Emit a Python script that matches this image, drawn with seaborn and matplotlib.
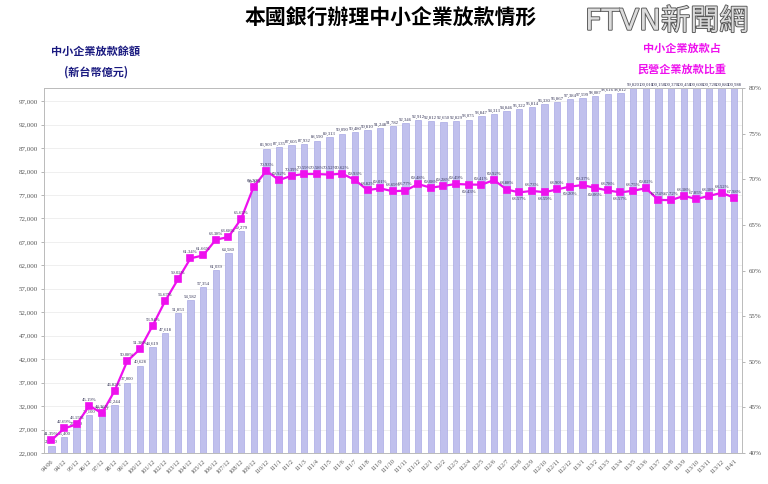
import pandas as pd
import matplotlib
matplotlib.use('Agg')
import matplotlib.pyplot as plt
import matplotlib.patheffects as pe
import seaborn as sns

# categories (year/month, ROC calendar)
periods = ['94/06', '94/12', '95/12', '96/12', '97/12', '98/12', '99/12', '100/12',
           '101/12', '102/12', '103/12', '104/12', '105/12', '106/12', '107/12',
           '108/12', '109/12', '110/12',
           '111/1', '111/2', '111/3', '111/4', '111/5', '111/6', '111/7', '111/8',
           '111/9', '111/10', '111/11', '111/12',
           '112/1', '112/2', '112/3', '112/4', '112/5', '112/6', '112/7', '112/8',
           '112/9', '112/10', '112/11', '112/12',
           '113/1', '113/2', '113/3', '113/4', '113/5', '113/6', '113/7', '113/8',
           '113/9', '113/10', '113/11', '113/12', '114/1']

# SME loan balance (NT$ 100 million)
loan_balance = [23600, 25400, 27500, 30100, 30700, 32244, 37000, 40628,
                44619, 47618, 51853, 54582, 57354, 61039, 64580,
                69279, 79160, 86903,
                87135, 87605, 87932, 88590, 89313, 90090, 90480, 90810,
                91248, 91782, 92346, 92912,
                92812, 92650, 92829, 93075, 93847, 94313, 94846, 95322,
                95814, 96330, 96867, 97384,
                97599, 98087, 98616, 98812, 99820, 100010, 100150, 100370,
                100450, 100600, 100720, 100880, 100988]

# SME loans share of private enterprise loans (%)
sme_share = [41.39, 42.69, 43.15, 45.19, 44.36, 46.82, 50.08, 51.38,
             53.94, 56.67, 59.02, 61.34, 61.66, 63.38, 63.68,
             65.65, 69.20, 70.93,
             69.92, 70.39, 70.59, 70.58, 70.52, 70.62, 69.93, 68.82,
             69.01, 68.69, 68.77, 69.48,
             69.08, 69.28, 69.49, 69.43, 69.41, 69.92, 68.88, 68.57,
             68.73, 68.59, 68.90, 69.20,
             69.37, 69.06, 68.78, 68.57, 68.75, 69.02, 67.74, 67.72,
             68.18, 67.85, 68.18, 68.52, 67.98]

left_ticks = list(range(22000, 98000, 5000))
right_ticks = [40, 45, 50, 55, 60, 65, 70, 75, 80]

df = pd.DataFrame({'period': periods, 'loan': loan_balance, 'share': sme_share})

sns.set_style('white')
plt.rcParams['font.family'] = ['Liberation Serif', 'Noto Sans CJK TC', 'DejaVu Sans']
cjk = ['Noto Sans CJK TC', 'DejaVu Sans']

fig = plt.figure(figsize=(7.68, 4.84), dpi=100)
ax = fig.add_axes([0.057, 0.064, 0.909, 0.754])

bar_color = '#b9b9f4'
line_color = '#ee11ee'
y_max = 99800

sns.barplot(data=df, x='period', y='loan', order=periods, color=bar_color,
            width=0.5, edgecolor='#9c9ce0', linewidth=0.4, ax=ax)
ax.set_ylim(22000, y_max)
ax.set_yticks(left_ticks)
ax.set_yticklabels([f'{t:,}' for t in left_ticks], fontsize=5, color='#555555')
ax.yaxis.grid(True, color='#ececec', linewidth=0.6)
ax.set_axisbelow(True)
ax.set_xlabel('')
ax.set_ylabel('')
ax.set_xlim(-0.6, len(periods) - 0.4)
ax.set_xticks(range(len(periods)))
ax.set_xticklabels(periods, rotation=45, ha='right', rotation_mode='anchor',
                   fontsize=4.6, color='#555555')
ax.tick_params(axis='both', length=2, width=0.5, pad=2, color='#999999')
for s in ax.spines.values():
    s.set_color('#bbbbbb')
    s.set_linewidth(0.6)

for i, v in enumerate(loan_balance):
    ax.text(i, min(v, y_max) + 250, f'{v:,}', ha='center', va='bottom',
            fontsize=3.4, color='#333355', clip_on=False)

ax2 = ax.twinx()
sns.pointplot(data=df, x='period', y='share', order=periods, color=line_color,
              marker='s', markersize=4, linewidth=1.6, ax=ax2)
ax2.set_ylim(40, 80)
ax2.set_yticks(right_ticks)
ax2.set_yticklabels([f'{t}%' for t in right_ticks], fontsize=5, color='#555555')
ax2.set_ylabel('')
ax2.set_xlim(-0.6, len(periods) - 0.4)
ax2.tick_params(axis='y', length=2, width=0.5, pad=3, color='#999999')
for s in ax2.spines.values():
    s.set_color('#bbbbbb')
    s.set_linewidth(0.6)

below = {33, 37, 39, 41, 43, 45}
for i, v in enumerate(sme_share):
    if i in below:
        ax2.text(i, v - 0.55, f'{v:.2f}%', ha='center', va='top',
                 fontsize=3.4, color='#333355')
    else:
        ax2.text(i, v + 0.45, f'{v:.2f}%', ha='center', va='bottom',
                 fontsize=3.4, color='#333355')

# titles and axis captions
fig.text(0.508, 0.962, '本國銀行辦理中小企業放款情形', ha='center', va='center',
         fontsize=15, fontweight='bold', color='black', family=cjk)
fig.text(0.125, 0.893, '中小企業放款餘額', ha='center', va='center',
         fontsize=8, fontweight='bold', color='#1a1a80', family=cjk)
fig.text(0.125, 0.852, '(新台幣億元)', ha='center', va='center',
         fontsize=8, fontweight='bold', color='#1a1a80', family=cjk)
fig.text(0.888, 0.900, '中小企業放款占', ha='center', va='center',
         fontsize=8, fontweight='bold', color='#ee11ee', family=cjk)
fig.text(0.888, 0.858, '民營企業放款比重', ha='center', va='center',
         fontsize=8, fontweight='bold', color='#ee11ee', family=cjk)

logo = fig.text(0.868, 0.955, 'FTVN新聞網', ha='center', va='center',
                fontsize=21, color='#dcdcdc', family=['DejaVu Sans', 'Noto Sans CJK TC'])
logo.set_path_effects([pe.withStroke(linewidth=1.3, foreground='#555555')])

plt.savefig('out.png', dpi=100)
════════════════════
◆ Your goal
Give back the whole listing as it stands, minus its pictures.

◆ Written response
Emit a Python script that matches this image, drawn with seaborn and matplotlib.
import pandas as pd
import matplotlib
matplotlib.use('Agg')
import matplotlib.pyplot as plt
import matplotlib.patheffects as pe
import seaborn as sns

# categories (year/month, ROC calendar)
periods = ['94/06', '94/12', '95/12', '96/12', '97/12', '98/12', '99/12', '100/12',
           '101/12', '102/12', '103/12', '104/12', '105/12', '106/12', '107/12',
           '108/12', '109/12', '110/12',
           '111/1', '111/2', '111/3', '111/4', '111/5', '111/6', '111/7', '111/8',
           '111/9', '111/10', '111/11', '111/12',
           '112/1', '112/2', '112/3', '112/4', '112/5', '112/6', '112/7', '112/8',
           '112/9', '112/10', '112/11', '112/12',
           '113/1', '113/2', '113/3', '113/4', '113/5', '113/6', '113/7', '113/8',
           '113/9', '113/10', '113/11', '113/12', '114/1']

# SME loan balance (NT$ 100 million)
loan_balance = [23600, 25400, 27500, 30100, 30700, 32244, 37000, 40628,
                44619, 47618, 51853, 54582, 57354, 61039, 64580,
                69279, 79160, 86903,
                87135, 87605, 87932, 88590, 89313, 90090, 90480, 90810,
                91248, 91782, 92346, 92912,
                92812, 92650, 92829, 93075, 93847, 94313, 94846, 95322,
                95814, 96330, 96867, 97384,
                97599, 98087, 98616, 98812, 99820, 100010, 100150, 100370,
                100450, 100600, 100720, 100880, 100988]

# SME loans share of private enterprise loans (%)
sme_share = [41.39, 42.69, 43.15, 45.19, 44.36, 46.82, 50.08, 51.38,
             53.94, 56.67, 59.02, 61.34, 61.66, 63.38, 63.68,
             65.65, 69.20, 70.93,
             69.92, 70.39, 70.59, 70.58, 70.52, 70.62, 69.93, 68.82,
             69.01, 68.69, 68.77, 69.48,
             69.08, 69.28, 69.49, 69.43, 69.41, 69.92, 68.88, 68.57,
             68.73, 68.59, 68.90, 69.20,
             69.37, 69.06, 68.78, 68.57, 68.75, 69.02, 67.74, 67.72,
             68.18, 67.85, 68.18, 68.52, 67.98]

left_ticks = list(range(22000, 98000, 5000))
right_ticks = [40, 45, 50, 55, 60, 65, 70, 75, 80]

df = pd.DataFrame({'period': periods, 'loan': loan_balance, 'share': sme_share})

sns.set_style('white')
plt.rcParams['font.family'] = ['Liberation Serif', 'Noto Sans CJK TC', 'DejaVu Sans']
cjk = ['Noto Sans CJK TC', 'DejaVu Sans']

fig = plt.figure(figsize=(7.68, 4.84), dpi=100)
ax = fig.add_axes([0.057, 0.064, 0.909, 0.754])

bar_color = '#b9b9f4'
line_color = '#ee11ee'
y_max = 99800

sns.barplot(data=df, x='period', y='loan', order=periods, color=bar_color,
            width=0.5, edgecolor='#9c9ce0', linewidth=0.4, ax=ax)
ax.set_ylim(22000, y_max)
ax.set_yticks(left_ticks)
ax.set_yticklabels([f'{t:,}' for t in left_ticks], fontsize=5, color='#555555')
ax.yaxis.grid(True, color='#ececec', linewidth=0.6)
ax.set_axisbelow(True)
ax.set_xlabel('')
ax.set_ylabel('')
ax.set_xlim(-0.6, len(periods) - 0.4)
ax.set_xticks(range(len(periods)))
ax.set_xticklabels(periods, rotation=45, ha='right', rotation_mode='anchor',
                   fontsize=4.6, color='#555555')
ax.tick_params(axis='both', length=2, width=0.5, pad=2, color='#999999')
for s in ax.spines.values():
    s.set_color('#bbbbbb')
    s.set_linewidth(0.6)

for i, v in enumerate(loan_balance):
    ax.text(i, min(v, y_max) + 250, f'{v:,}', ha='center', va='bottom',
            fontsize=3.4, color='#333355', clip_on=False)

ax2 = ax.twinx()
sns.pointplot(data=df, x='period', y='share', order=periods, color=line_color,
              marker='s', markersize=4, linewidth=1.6, ax=ax2)
ax2.set_ylim(40, 80)
ax2.set_yticks(right_ticks)
ax2.set_yticklabels([f'{t}%' for t in right_ticks], fontsize=5, color='#555555')
ax2.set_ylabel('')
ax2.set_xlim(-0.6, len(periods) - 0.4)
ax2.tick_params(axis='y', length=2, width=0.5, pad=3, color='#999999')
for s in ax2.spines.values():
    s.set_color('#bbbbbb')
    s.set_linewidth(0.6)

below = {33, 37, 39, 41, 43, 45}
for i, v in enumerate(sme_share):
    if i in below:
        ax2.text(i, v - 0.55, f'{v:.2f}%', ha='center', va='top',
                 fontsize=3.4, color='#333355')
    else:
        ax2.text(i, v + 0.45, f'{v:.2f}%', ha='center', va='bottom',
                 fontsize=3.4, color='#333355')

# titles and axis captions
fig.text(0.508, 0.962, '本國銀行辦理中小企業放款情形', ha='center', va='center',
         fontsize=15, fontweight='bold', color='black', family=cjk)
fig.text(0.125, 0.893, '中小企業放款餘額', ha='center', va='center',
         fontsize=8, fontweight='bold', color='#1a1a80', family=cjk)
fig.text(0.125, 0.852, '(新台幣億元)', ha='center', va='center',
         fontsize=8, fontweight='bold', color='#1a1a80', family=cjk)
fig.text(0.888, 0.900, '中小企業放款占', ha='center', va='center',
         fontsize=8, fontweight='bold', color='#ee11ee', family=cjk)
fig.text(0.888, 0.858, '民營企業放款比重', ha='center', va='center',
         fontsize=8, fontweight='bold', color='#ee11ee', family=cjk)

logo = fig.text(0.868, 0.955, 'FTVN新聞網', ha='center', va='center',
                fontsize=21, color='#dcdcdc', family=['DejaVu Sans', 'Noto Sans CJK TC'])
logo.set_path_effects([pe.withStroke(linewidth=1.3, foreground='#555555')])

plt.savefig('out.png', dpi=100)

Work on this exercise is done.